Patrick O’Connell, who has a 3-Michelin-star famed Inn at Little Washington, is opening up his restaurant, but with a weird twist. While they will be operating at half capacity as per the laws of Virginia, the empty seats will be occupied by mannequins. Yeah, it might seem weird, but social distancing in restaurants can be a success if you can create the illusion of a booming business. The Inn at Little Washington has its fair share of theatrics. It even features a mooing cow-shaped cart that serves cheese.

Five Dock Dining, a restaurant in Sydney, is trying something similar. They are keeping it 2-D though. They have placed cardboard cutouts of life-size humans featuring their handsome patrons.

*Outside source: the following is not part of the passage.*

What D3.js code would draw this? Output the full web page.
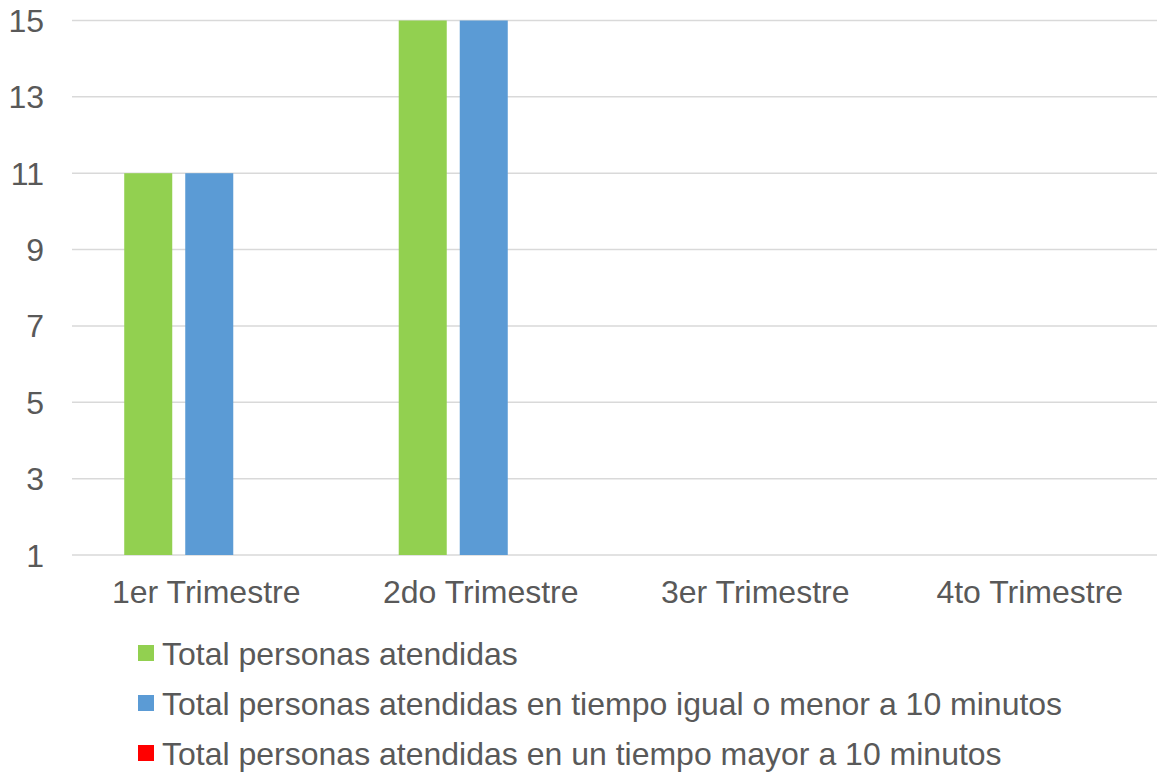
<!DOCTYPE html>
<html>
<head>
<meta charset="utf-8">
<script src="https://cdn.jsdelivr.net/npm/d3@7"></script>
<style>
  body { margin: 0; background: #fff; }
  text { font-family: "Liberation Sans", Arial, sans-serif; fill: #595959; }
</style>
</head>
<body>
<div id="chart"></div>
<script>
// chart data
const categories = ["1er Trimestre", "2do Trimestre", "3er Trimestre", "4to Trimestre"];
const seriesNames = [
  "Total personas atendidas",
  "Total personas atendidas en tiempo igual o menor a 10 minutos",
  "Total personas atendidas en un tiempo mayor a 10 minutos"
];
const totalAtendidas = [11, 15, 0, 0];
const menorIgual10 = [11, 15, 0, 0];
const mayor10 = [0, 0, 0, 0];
const seriesColors = ["#92D050", "#5B9BD5", "#FF0000"];
const yTicks = [1, 3, 5, 7, 9, 11, 13, 15];

const seriesValues = [totalAtendidas, menorIgual10, mayor10];

const width = 1157, height = 774;

const svg = d3.select("#chart").append("svg")
  .attr("width", width)
  .attr("height", height);

const x0 = d3.scaleBand()
  .domain(categories)
  .range([72, 1170]);

const x1 = d3.scaleBand()
  .domain(d3.range(seriesNames.length))
  .range([0, x0.bandwidth()])
  .paddingInner(0.213)
  .paddingOuter(0.856);

const y = d3.scaleLinear()
  .domain([1, 15])
  .range([555, 20.5]);

// gridlines
svg.append("g")
  .selectAll("line")
  .data(yTicks)
  .join("line")
  .attr("x1", 72)
  .attr("x2", width)
  .attr("y1", d => y(d))
  .attr("y2", d => y(d))
  .attr("stroke", "#d9d9d9")
  .attr("stroke-width", 1.5);

// y tick labels
svg.append("g")
  .selectAll("text")
  .data(yTicks)
  .join("text")
  .attr("x", 44)
  .attr("y", d => y(d))
  .attr("dy", "0.36em")
  .attr("text-anchor", "end")
  .style("font-size", "32px")
  .text(d => d);

// bars
const groups = svg.append("g")
  .selectAll("g")
  .data(categories)
  .join("g")
  .attr("transform", d => `translate(${x0(d)},0)`);

groups.selectAll("rect")
  .data((c, ci) => seriesValues.map((vals, si) => ({ si, v: vals[ci] })))
  .join("rect")
  .attr("x", d => x1(d.si))
  .attr("width", x1.bandwidth())
  .attr("y", d => y(Math.max(1, d.v)))
  .attr("height", d => Math.max(0, y(1) - y(Math.max(1, d.v))))
  .attr("fill", d => seriesColors[d.si]);

// category labels
svg.append("g")
  .selectAll("text")
  .data(categories)
  .join("text")
  .attr("x", d => x0(d) + x0.bandwidth() / 2 - 3)
  .attr("y", 603)
  .attr("text-anchor", "middle")
  .style("font-size", "32px")
  .text(d => d);

// legend
const legend = svg.append("g")
  .selectAll("g")
  .data(seriesNames)
  .join("g")
  .attr("transform", (d, i) => `translate(138,${653 + i * 50})`);

legend.append("rect")
  .attr("x", 0)
  .attr("y", -8)
  .attr("width", 16)
  .attr("height", 16)
  .attr("fill", (d, i) => seriesColors[i]);

legend.append("text")
  .attr("x", 24)
  .attr("y", 0)
  .attr("dy", "0.36em")
  .style("font-size", "32px")
  .text(d => d);
</script>
</body>
</html>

A few restaurants are expanding beyond the boundaries of the restaurant. They are spilling into the streets or the parking lots. Clarity in Vienna is using up the parking lot space for the seating of their patrons. So, the restaurant is running at half capacity. But at least they are maintaining social distancing in restaurants. People can even have a parking-space slip and pull in to catch an 80 dollar multicourse meal. Just get to the table and have a treat!

Similarly, in Boston, Kowloon restaurant is planning to offer a brand new movie experience with a drive-in movie theater. They are offering diners the treats in a car-hop style by setting up a large screen so that they can enjoy a movie while sitting in their cars.

As businesses work in half capacity, The Virginia Alcoholic Beverage Control Authority has allowed alcohol to be served, if social distancing measures are maintained by restaurants.

Twisted Citrus, a cafe in Canton, Ohio, is going for the six feet apart rule by separating the tables by physical barriers – clear shower towels. In Amsterdam, ETEN restaurant has gone for a similar but much more aesthetic social distancing adaptation. The restaurant has separate greenhouses for the guests, and waiters serve the dishes using wooden planks to keep their distance from the diners.

A few restaurants have, of course, taken a not-so-economically-sound route but have made the restaurant experience special during this period. Board for En in Sweden has gone for a Table for One concept where only a solo diner is allowed. The food is distributed from a distance using a rope and pulley system.

As per Jon Taffer, a hospitality consultant, restaurants will try innovative ways to adapt. He also said that the word ‘sterile’ was a bane for restaurants, as it did not go hand in hand with the word ‘fun.’ But now, restaurants would try to go for a combination of the two.

Maybe social distancing in restaurants will become our new normal!